# Ethel FD173/Irvana FD430/Apolo in Portugal



## birgir (Sep 4, 2006)

Hello everyone.

This trawler was built in Goole in 1907, and sold to Iceland in 1919. I have been unable to find any photos of this ship. 
(For Gil Mayes, extra information. The buyers in Iceland was Hf. Atlanta, (Elias Stefansson owner/manager until his death in 1920, then Skuli Jonsson, until sold to Britain at the end of 1923.) In an obituary for Skuli Jonsson, it is mentioned that "the real owner was Morr & Co. in Fleetwood". Does anyone know of such a company? There are some strange things about the ship. Hf. Atlanta was formed after the ship was bought, and there are testimonies in memories that the ship was in Iceland in the summer of 1919, before it was registered.
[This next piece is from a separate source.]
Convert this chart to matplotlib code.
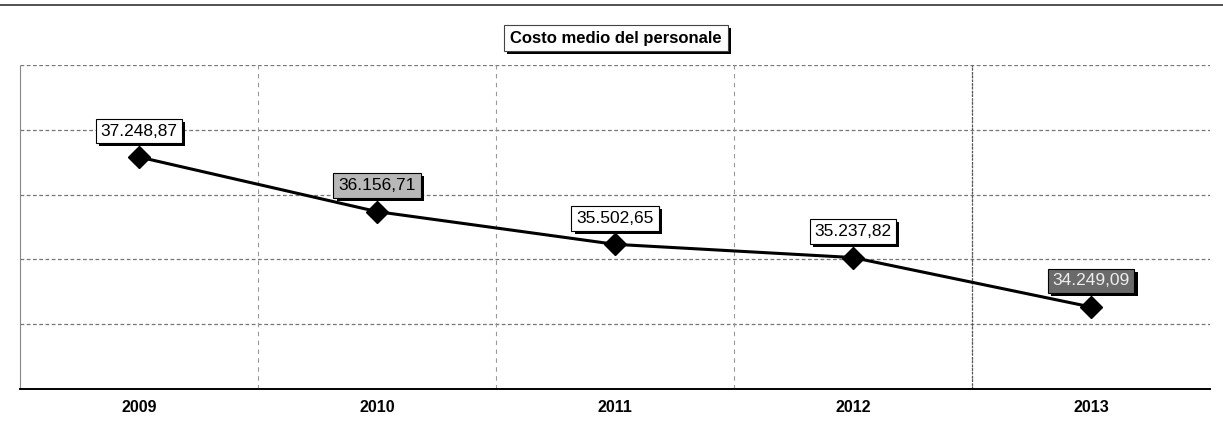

A ship named Ethel was also in Iceland in 1915, could be the same.) 

Birgir Thorisson


----------



## Roger Griffiths (Feb 10, 2006)

Hello Bigar,
The company would be MARR. 
http://www.fleetwood-trawlers.info/ethel.html
Could it be that Marrs retained her ownership whilst she was in Iceland?
Gil may have an explanation.

regards
Roger


----------



## birgir (Sep 4, 2006)

The ship was presumably bought by Elias Stefansson, who was riding high in 1919, primarily in herring, but the herring industry collapsed spectacularly in the fall of 1919 (The great crack), and Elias lost huge amounts of money. He died in the fall of 1920, but contrary to generally accepted history, he was not formally bankrupt. The ship was mortgaged to William Deacons Bank for 11.000 pounds, so some money was paid for it. After his death the company formed to own Ethel (Hf.Atlanta) was run by a mr. Skuli Jonsson, who had been Elias Stefansson´s clerk (again, the rumor that he could not write, having started off as a common fisherman, is patently wrong. He wrote a very good hand). Skuli Jonsson had spent part of WW1 as an apprentice with a firm in Fleetwood, presumably Marr. Therefore, it is a possibility that Marr financed him as he tried for three years to keep the company going.

Birgir Thorisson.


----------



## gil mayes (Nov 20, 2006)

Birgir and Roger, I believe that the Marrs were involved from the start although you may note that the ETHEL (124698) was bought from Louis Cohen in 1913 by George Moody, Grimsby & J. Marr & Son Ltd, Fleetwood. She was sold to the Marr subsidiary, Active Fishing Co Ltd, Fleetwood, prior to 1915 so it is possible that she was in Iceland in 1915. William Deacons Bank held the mortgage on many Marr & Dinas vessels. As the Portugese CABO JUBY she survived until 1958.
Any further information on this vessel most welcome. 
Gil.


----------